15.         En application des art. 144 al. 1 LIFD, 52 al. 1 LPFisc, 87 al. 1 LPA et 1 et 2 du règlement sur les frais, émoluments et indemnités en procédure administrative du 30 juillet 1986 (RFPA - E 5 10.03), la recourante, qui obtient partiellement gain de cause, est condamnée au paiement d’un émolument réduit s’élevant à CHF 500.- ; il est couvert par l’avance de frais versée à la suite du dépôt du recours. Le solde de l’avance de frais de CHF 400.- lui sera restitué.

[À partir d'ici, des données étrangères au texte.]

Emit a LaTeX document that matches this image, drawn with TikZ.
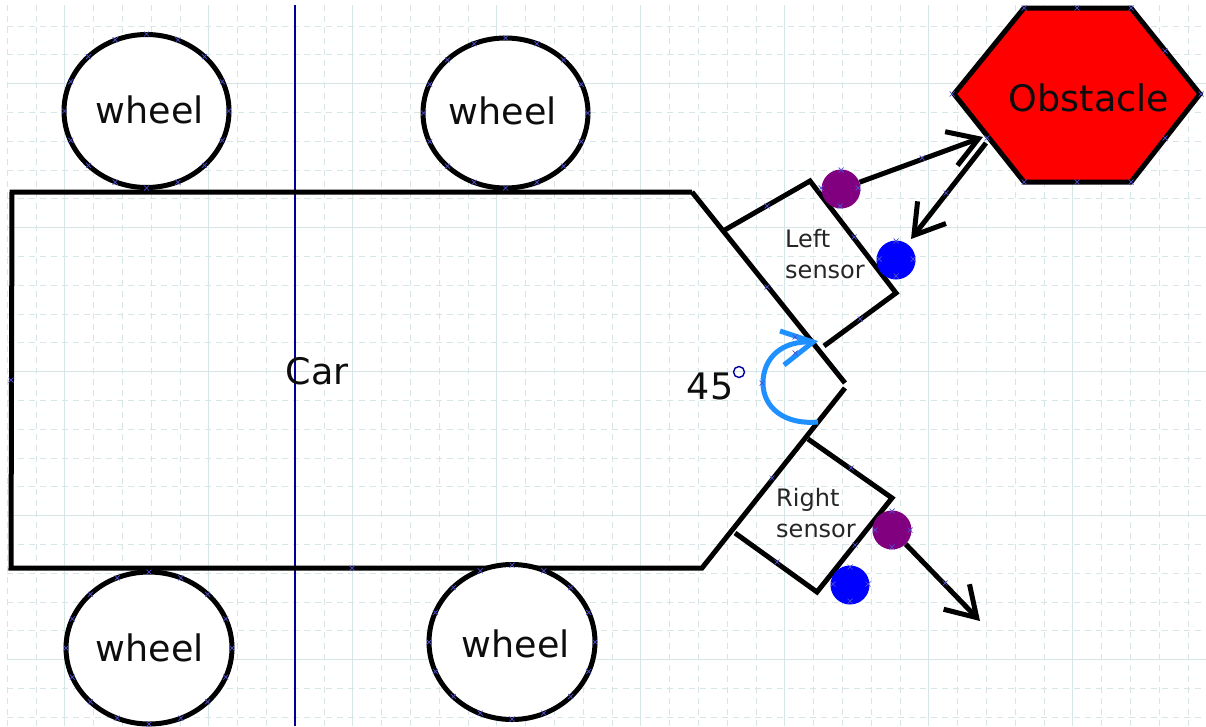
\documentclass[tikz,border=0pt]{standalone}
\usepackage{fontspec}
\setmainfont{DejaVu Sans}
\usetikzlibrary{shapes.geometric,arrows.meta}
\definecolor{gridc}{RGB}{214,230,230}
\definecolor{markc}{RGB}{80,80,210}
\definecolor{arcblue}{RGB}{30,144,255}
\definecolor{plum}{RGB}{128,0,128}
\tikzset{
  gridmajor/.style={gridc,line width=1.2pt},
  gridminor/.style={gridc,line width=0.9pt,dash pattern=on 6pt off 5pt},
  bodyline/.style={black,line width=5pt,line join=miter},
  wheelnode/.style={ellipse,draw=black,line width=5pt,fill=white,inner sep=0pt},
  bigtext/.style={font=\fontsize{36.5}{40}\selectfont,text=black!95,inner sep=0pt},
  smalltext/.style={font=\fontsize{24}{31}\selectfont,text=black!85,inner sep=0pt,align=left},
  dot/.style={circle,minimum size=39pt,inner sep=0pt},
  barbarrow/.style={black,line width=5pt,-{Straight Barb[length=29pt,width=36pt,line width=5pt]}},
  mk/.style={markc,line width=0.7pt}
}
\newcommand{\mkat}[2]{\draw[mk] (#1-2.5,#2-2.5) -- (#1+2.5,#2+2.5) (#1-2.5,#2+2.5) -- (#1+2.5,#2-2.5);}
\begin{document}
\begin{tikzpicture}[x=1pt,y=-1pt]
\useasboundingbox (0,0) rectangle (1206,726);
\fill[white] (0,0) rectangle (1206,726);
% grid
\foreach \i in {0,...,41}{
  \pgfmathsetmacro{\xx}{7.2+28.8*\i}
  \pgfmathparse{int(mod(\i,5))}
  \ifnum\pgfmathresult=2\relax
    \draw[gridmajor] (\xx,5) -- (\xx,726);
  \else
    \draw[gridminor] (\xx,5) -- (\xx,726);
  \fi
}
\foreach \i in {0,...,24}{
  \pgfmathsetmacro{\yy}{26+28.8*\i}
  \pgfmathparse{int(mod(\i,5))}
  \ifnum\pgfmathresult=2\relax
    \draw[gridmajor] (7,\yy) -- (1206,\yy);
  \else
    \draw[gridminor] (7,\yy) -- (1206,\yy);
  \fi
}
\coordinate (vtop) at (295,5);
\coordinate (vbot) at (295,726);
\draw[blue!60!black,line width=1.2pt] (vtop) -- (vbot);

% car outline
\draw[bodyline] (692,192) -- (12,192) -- (11,568) -- (702,568) -- (845,388);
\draw[bodyline] (692,192) -- (845,383);

% wheels
\node[wheelnode,minimum width=165pt,minimum height=153pt] (w1) at (146.5,111) {};
\node[wheelnode,minimum width=165pt,minimum height=150pt] (w2) at (505.5,113) {};
\node[wheelnode,minimum width=166pt,minimum height=152pt] (w3) at (149,648) {};
\node[wheelnode,minimum width=166pt,minimum height=155pt] (w4) at (512,642) {};
\node[bigtext] (t1) at (150,110) {wheel};
\node[bigtext] (t2) at (503,111) {wheel};
\node[bigtext] (t3) at (150,648) {wheel};
\node[bigtext] (t4) at (516,644) {wheel};
\node[bigtext] (car) at (317,371) {Car};

% obstacle
\draw[bodyline,fill=red] (1024,8) coordinate (h1) -- (1131,8) -- (1200,94) -- (1131,182) -- (1024,182) -- (954,94) -- cycle;
\node[bigtext] (obst) at (1089,98) {Obstacle};
\coordinate (hit1) at (983,137);
\coordinate (hit2) at (986,143);

% sensors
\draw[bodyline] (723,231) -- (810,181) -- (896,293) -- (824,346);
\draw[bodyline] (808,439) -- (892,498) -- (817,592) -- (735,533);
\node[smalltext] (ls) at (825,254) {Left\\sensor};
\node[smalltext] (rs) at (816,513) {Right\\sensor};

\node[dot,fill=plum] (lp) at (841,189) {};
\node[dot,fill=blue] (lb) at (896,260) {};
\node[dot,fill=plum] (rp) at (892,530) {};
\node[dot,fill=blue] (rb) at (850,585) {};

% arrows
\coordinate (ltip) at (911,239);
\coordinate (rtip) at (980,621);
\draw[barbarrow] (lp) -- (hit1);
\draw[barbarrow] (hit2) -- (ltip);
\draw[barbarrow] (rp) -- (rtip);

% angle
\coordinate (arcs) at (818,422);
\coordinate (arce) at (813,342);
\draw[arcblue,line width=5pt] (arcs) .. controls (785,425) and (763,408) .. (763,383) .. controls (763,358) and (782,340) .. (arce);
\coordinate (bar1) at (780,331);
\coordinate (bar2) at (784,365);
\draw[arcblue,line width=5pt] (bar1) -- (arce) -- (bar2);
\node[bigtext] (ang) at (710,386) {45};
\node[draw=blue!60!black,circle,line width=1.4pt,minimum size=11pt,inner sep=0pt] (deg) at (739,372) {};

% handle marks
\foreach \p in {0,22.5,...,337.5}{
  \pgfmathsetmacro{\ax}{146.5+82*cos(\p)}\pgfmathsetmacro{\ay}{111+77*sin(\p)}\mkat{\ax}{\ay}
  \pgfmathsetmacro{\ax}{505.5+82*cos(\p)}\pgfmathsetmacro{\ay}{113+75*sin(\p)}\mkat{\ax}{\ay}
  \pgfmathsetmacro{\ax}{149+83*cos(\p)}\pgfmathsetmacro{\ay}{648+76*sin(\p)}\mkat{\ax}{\ay}
  \pgfmathsetmacro{\ax}{512+83*cos(\p)}\pgfmathsetmacro{\ay}{642+77*sin(\p)}\mkat{\ax}{\ay}
}
\foreach \a/\b in {1024/8,1077/8,1131/8,1165/51,1201/94,1165/138,1131/182,1077/182,1024/182,952/94,987/138,
  922/158,946/193,767/206,854/237,860/319,767/287,
  841/170,821/188,858/188,840/206,896/241,879/259,913/259,896/276,
  851/468,772/478,855/545,777/562,945/583,
  892/511,875/530,910/530,892/547,850/567,833/584,868/584,850/601,
  795/337,795/353,762/383,11/380,352/568}{\mkat{\a}{\b}}
\end{tikzpicture}
\end{document}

Vu l'issue du litige, une indemnité de procédure de CHF 1'000.-, à la charge de l'État de Genève, soit pour lui l’administration fiscale cantonale, sera allouée à la recourante (art. 87 al. 2 à 4 LPA et 6 RFPA).

 


 

 

PAR CES MOTIFS

LE TRIBUNAL ADMINISTRATIF

DE PREMIÈRE INSTANCE

1.             déclare irrecevable le recours interjeté le 6 mai 2021 par A______ SA contre les décisions sur réclamation de l'administration fiscale cantonale du 31 mars 2021 en tant qu’il concerne l’IFD ;

2.             le déclare recevable en tant qu’il concerne l’ICC et l'admet ;

3.             renvoie le dossier à l’administration fiscale cantonale pour nouvelle décision de taxation cantonale dans le sens des considérants ;

4.             met à la charge de la recourante un émolument de CHF 500.-, lequel est couvert par l'avance de frais ;

5.             ordonne la restitution à la recourante du solde de l’avance de frais de CHF 400.- ;

6.             condamne l'État de Genève, soit pour lui l’administration fiscale cantonale, à verser à la recourante une indemnité de procédure de CHF 1'000.- ;

7.             dit que, conformément aux art. 132 LOJ, 62 al. 1 let. a et 65 LPA, le présent jugement est susceptible de faire l'objet d'un recours auprès de la chambre administrative de la Cour de justice (10 rue de Saint-Léger, case postale 1956, 1211 Genève 1) dans les trente jours à compter de sa notification. L'acte de recours doit être dûment motivé et contenir, sous peine d'irrecevabilité, la désignation du jugement attaqué et les conclusions du recourant. Il doit être accompagné du présent jugement et des autres pièces dont dispose le recourant.

Siégeant: Sophie CORNIOLEY BERGER, présidente, Alia CHAKER MANGEAT et Laurence DEMATRAZ, juges assesseures.

 

Au nom du Tribunal :

La présidente

Sophie CORNIOLEY BERGER

 

Copie conforme de ce jugement est communiquée aux parties.